Water Purification – While some survival buckets will include something to purify water, but when you’re packing beans and rice you’re making the assumption that you have fire to cook and a pot to cook in. Beans take between 1.5 and 2 hours to cook, so you’ll need a plentiful source of fuel. With that in mind, since you’re assuming lot of fuel anyway, it’s easier to just pack more food and assume you’ll boil your water.
If you really want something to quickly purify water, don’t choose bleach or pool shock where you’ll have to wait at least 24 hours to drink the water. Try iodine tablets, which are quick and easy, provide iodine, and sanitize water for immediate consumption.
Fire starters – Since you’ll need to cook to utilize your bucket, it’s a good idea to have some way to start fire.
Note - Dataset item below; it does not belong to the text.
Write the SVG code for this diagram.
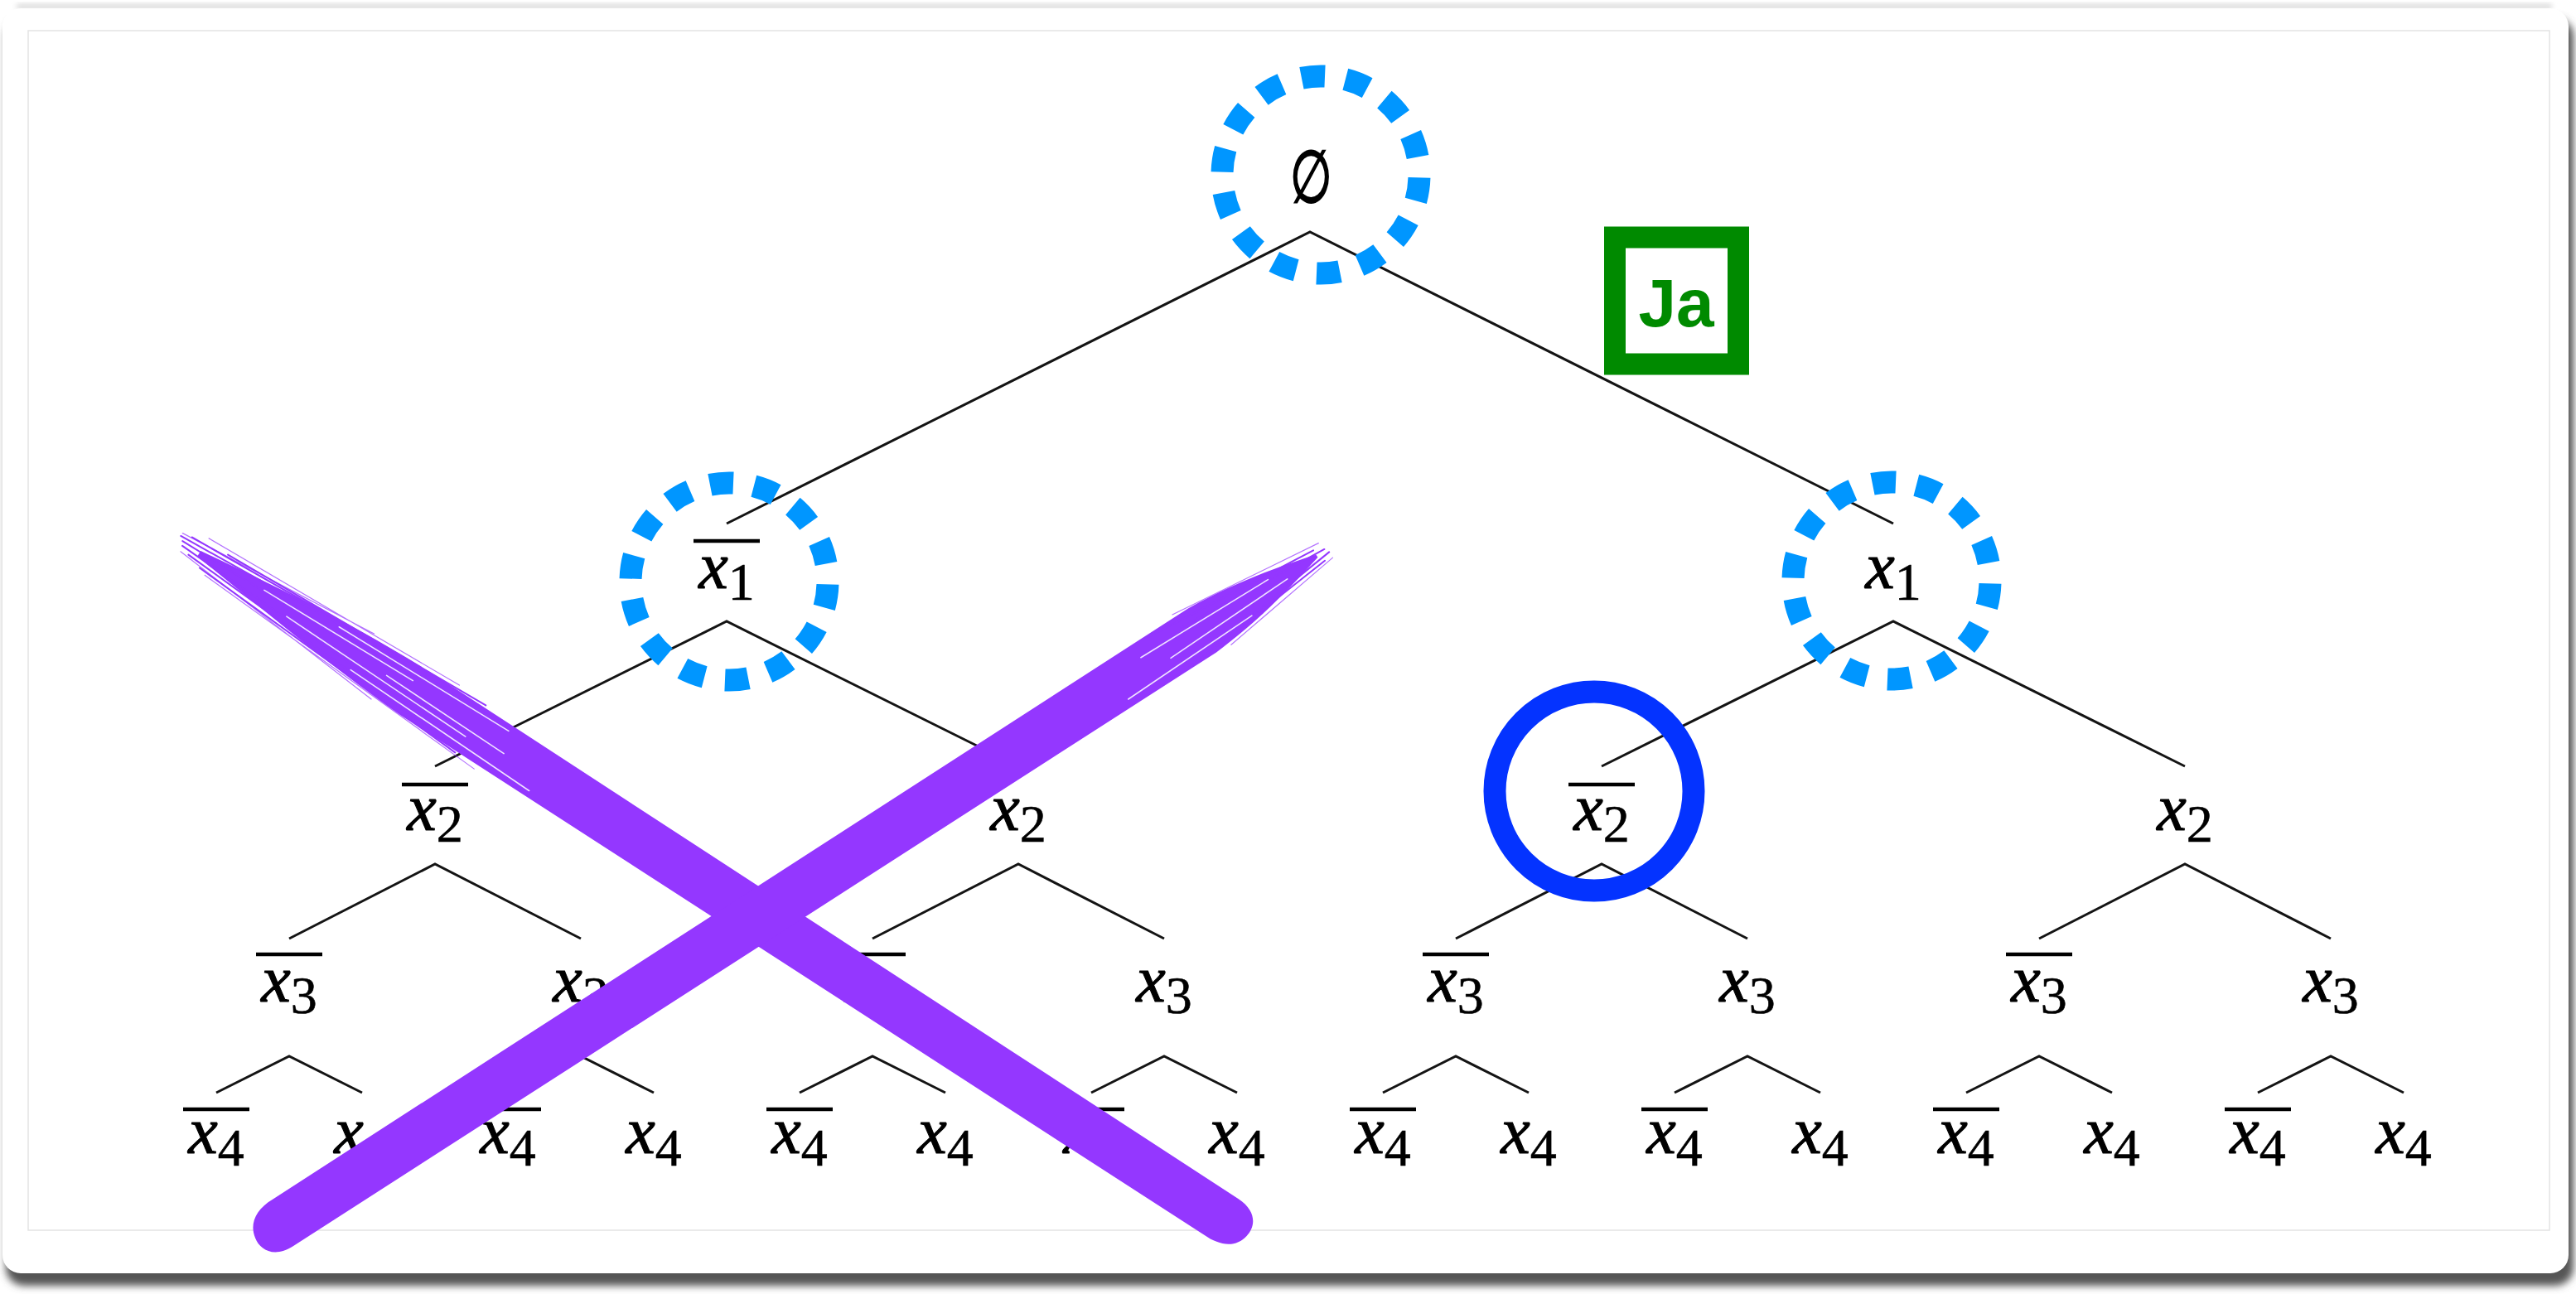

If the electricity is out and you’re bugging in, a propane stove will still work so long as you have a way to ignite the burner. If you end up out of your home, an easy means of fire starting will come in handy to cook your preps.
Cooking Utensils– A stainless steel cooking pot, properly nested in with the rice, wont take up much space in your bucket and will ensure that you have a good pot to use with your food stores no matter where you find yourself cooking. Also include a good fitting lid and a spoon, both stainless steel.
Shelter – A reflective survival blanket or poncho also doesn’t take up much space, and may just save your life if the weather is particularly wet, or can be used as shade in the desert. Consider your climate and think about any small items that may help you adapt in a pinch.